Can you honestly imagine they’d have done the same if the prejudice she’d given space to was one of those that it was more fashionable to give a fuck about?

It’s just shameful.


From a pitchfork point of view, surely them giving Jay Electronicas last two albums the BNM seal of approval is worse. And no one really complained at the time.

1 Like

Pretty sure that doesn’t make anything any better

I’m not saying that it does. I’m just saying, well, the culture has an antisemitism problem. They also didn’t call out Jay Z when he said “You ever wonder why Jewish people own all the property in America?” on his last album. The same Jay Z who went on to produce and heavily co-write Jay Electronica’s debut album. The same Jay Z who’s been a close associate of Kanye West and appeared on his last album, prior to his worst (public but apparently well known behind closed doora) antisemitic outbursts (on a track featuring Marilyn Manson, no less).

I guess part of the issue is that hip hop typically isn’t punching down. Over 50 years it’s been an outlet for an often-repressed minority to have its voice heard. An often warts and all voice.

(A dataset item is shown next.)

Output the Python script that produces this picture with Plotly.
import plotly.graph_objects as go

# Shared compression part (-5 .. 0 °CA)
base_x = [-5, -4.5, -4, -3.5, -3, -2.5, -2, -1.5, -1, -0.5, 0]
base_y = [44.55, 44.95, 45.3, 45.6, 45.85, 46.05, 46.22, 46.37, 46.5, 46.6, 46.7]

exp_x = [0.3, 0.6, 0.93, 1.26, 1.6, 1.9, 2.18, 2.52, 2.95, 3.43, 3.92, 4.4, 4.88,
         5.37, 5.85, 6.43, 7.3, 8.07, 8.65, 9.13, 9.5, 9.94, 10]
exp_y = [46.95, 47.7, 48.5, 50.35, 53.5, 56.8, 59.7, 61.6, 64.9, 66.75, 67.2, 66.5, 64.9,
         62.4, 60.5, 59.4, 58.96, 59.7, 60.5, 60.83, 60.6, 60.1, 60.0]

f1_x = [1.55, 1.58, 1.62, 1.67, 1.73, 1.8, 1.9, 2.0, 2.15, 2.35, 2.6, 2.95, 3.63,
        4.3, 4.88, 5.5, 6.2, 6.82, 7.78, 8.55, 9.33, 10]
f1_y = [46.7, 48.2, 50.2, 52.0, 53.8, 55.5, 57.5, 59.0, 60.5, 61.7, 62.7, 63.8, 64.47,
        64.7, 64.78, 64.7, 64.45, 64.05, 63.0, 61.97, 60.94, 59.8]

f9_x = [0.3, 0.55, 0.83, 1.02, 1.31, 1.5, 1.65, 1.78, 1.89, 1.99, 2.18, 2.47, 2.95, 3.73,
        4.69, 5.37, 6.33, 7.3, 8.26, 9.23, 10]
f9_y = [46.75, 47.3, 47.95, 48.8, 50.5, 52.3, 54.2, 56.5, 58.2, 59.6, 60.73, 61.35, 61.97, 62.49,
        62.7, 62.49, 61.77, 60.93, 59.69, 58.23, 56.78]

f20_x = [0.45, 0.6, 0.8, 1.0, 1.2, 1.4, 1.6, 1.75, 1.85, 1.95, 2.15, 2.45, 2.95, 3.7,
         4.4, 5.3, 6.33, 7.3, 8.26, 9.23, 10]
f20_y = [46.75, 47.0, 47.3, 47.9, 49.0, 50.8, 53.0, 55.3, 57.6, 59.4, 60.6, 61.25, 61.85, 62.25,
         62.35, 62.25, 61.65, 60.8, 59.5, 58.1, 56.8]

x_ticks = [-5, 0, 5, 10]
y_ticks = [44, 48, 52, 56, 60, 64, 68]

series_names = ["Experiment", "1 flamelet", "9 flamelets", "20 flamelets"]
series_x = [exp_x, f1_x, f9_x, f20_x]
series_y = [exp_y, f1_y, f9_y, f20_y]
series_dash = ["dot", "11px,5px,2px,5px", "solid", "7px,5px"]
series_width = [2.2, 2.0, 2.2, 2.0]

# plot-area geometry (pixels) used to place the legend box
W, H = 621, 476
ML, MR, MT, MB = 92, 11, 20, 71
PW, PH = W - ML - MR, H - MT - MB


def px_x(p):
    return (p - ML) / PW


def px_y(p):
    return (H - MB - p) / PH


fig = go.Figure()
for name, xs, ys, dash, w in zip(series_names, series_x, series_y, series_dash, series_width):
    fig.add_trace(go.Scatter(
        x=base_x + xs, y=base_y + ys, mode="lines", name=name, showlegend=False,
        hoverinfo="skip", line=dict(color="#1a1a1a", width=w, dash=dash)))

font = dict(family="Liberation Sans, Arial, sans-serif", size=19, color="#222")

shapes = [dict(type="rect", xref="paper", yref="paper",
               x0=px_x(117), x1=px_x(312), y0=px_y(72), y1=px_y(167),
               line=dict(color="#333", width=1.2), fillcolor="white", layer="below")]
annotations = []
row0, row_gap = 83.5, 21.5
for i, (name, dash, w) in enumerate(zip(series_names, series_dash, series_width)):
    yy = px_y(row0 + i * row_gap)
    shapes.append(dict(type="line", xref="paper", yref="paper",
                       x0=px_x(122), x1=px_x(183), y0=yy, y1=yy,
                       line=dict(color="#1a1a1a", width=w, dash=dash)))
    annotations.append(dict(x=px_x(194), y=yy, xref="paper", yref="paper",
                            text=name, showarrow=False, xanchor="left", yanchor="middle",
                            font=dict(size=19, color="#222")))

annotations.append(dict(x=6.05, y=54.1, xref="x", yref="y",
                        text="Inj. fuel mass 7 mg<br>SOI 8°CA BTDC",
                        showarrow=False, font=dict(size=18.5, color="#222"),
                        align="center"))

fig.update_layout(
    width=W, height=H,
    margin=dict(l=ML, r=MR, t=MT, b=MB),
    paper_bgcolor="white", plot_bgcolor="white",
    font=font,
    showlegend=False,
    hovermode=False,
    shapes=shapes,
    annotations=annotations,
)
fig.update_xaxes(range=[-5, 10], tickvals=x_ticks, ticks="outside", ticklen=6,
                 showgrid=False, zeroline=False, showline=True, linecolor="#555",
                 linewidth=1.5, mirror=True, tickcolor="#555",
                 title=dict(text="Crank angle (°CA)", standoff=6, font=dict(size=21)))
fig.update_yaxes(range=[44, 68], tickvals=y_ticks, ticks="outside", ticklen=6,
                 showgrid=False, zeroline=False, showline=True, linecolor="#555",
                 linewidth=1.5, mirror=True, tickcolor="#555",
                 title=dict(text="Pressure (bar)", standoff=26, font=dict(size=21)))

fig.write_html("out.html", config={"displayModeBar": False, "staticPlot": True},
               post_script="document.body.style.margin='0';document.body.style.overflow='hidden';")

For a long-time hip hop also had a bad homophobia issue, for example. That doesn’t/didn’t make it right, but it was a reality of the culture. Were Macklemore, or hell, Ed Sheeran, to come out with those Jay Z lyrics people would immediately be up in arms. But then I feel like people find it a more difficult position to deplatform someone rapping about the black experience.

With Noname, she grew up with Jay Electronica as like a hugely important figure for the culture, for the kind of highly lyrical socially conscious rap music she makes. The less he said, the higher regard he was held in. He became like a mythical figure. She was probably incredibly hyped to have a hero of hers on the record, and willing to overlook… a lot of things for that.

Well, yes. Because it happens all the time. For example, with gay people. Noname featured another artist on her album, essentially alluding to antisemitic tropes (albeit by a well known antisemite), MF DOOM himself featured the overtly homophobic song Batty Boyz on his 2009 album. It hasn’t really impacted his career or standing. Hell, you explain the inclusion of clearly offensive lyrics in the context of black culture yourself here.

I honestly don’t know the answer to any of this stuff. But if everyone who’s adjacent to antisemites in hip hop is cancelled, you can pretty much write the whole thing off. Noname here has acted disappointingly and immaturely, but I wonder if she’s being held to a different standard to the rest of the culture, for some reason.


I don’t disagree with much you said. You and I have both found ourselves in the past defending hip hop from unfair criticism in the past, and I think we both come from a position of love for the culture and perhaps a bit more understanding of it than some others.

I think the reason that the Noname stuff is different is because she’s built her whole brand on positivity and ‘good values’ and the media has bought into that. The fact that she been completely allowed to get away with this nonsense without anyone batting much of an eyelid about it, and still gets a Pitchfork puff piece holding her up as some kind of paragon is just infuriating. I don’t want her ‘cancelled’ but I do want her properly challenged and not allowed to get away with her slippery responses on this.

In the case of other artists the transgressions get ignored (or paid lip service to) in the interests of still appreciating the music, and largely I am ok with that - not always, it depends, but mostly. However much they respect him as a technician no-one holds Jay Electronica (or DOOM for that matter) up as some kind of moral example to the world.

It’s the hypocrisy that gets me, and underlying it the age old message that antisemitism is still the prejudice that is basically ok. I just wish people who go on about things like ‘intersectionality’ would understand how being a voice against racism is undermined by being, well, a racist.


I found the Jay Electronica stuff troubling - this is a well reasoned argument though thanks. Definitely a lot to think about.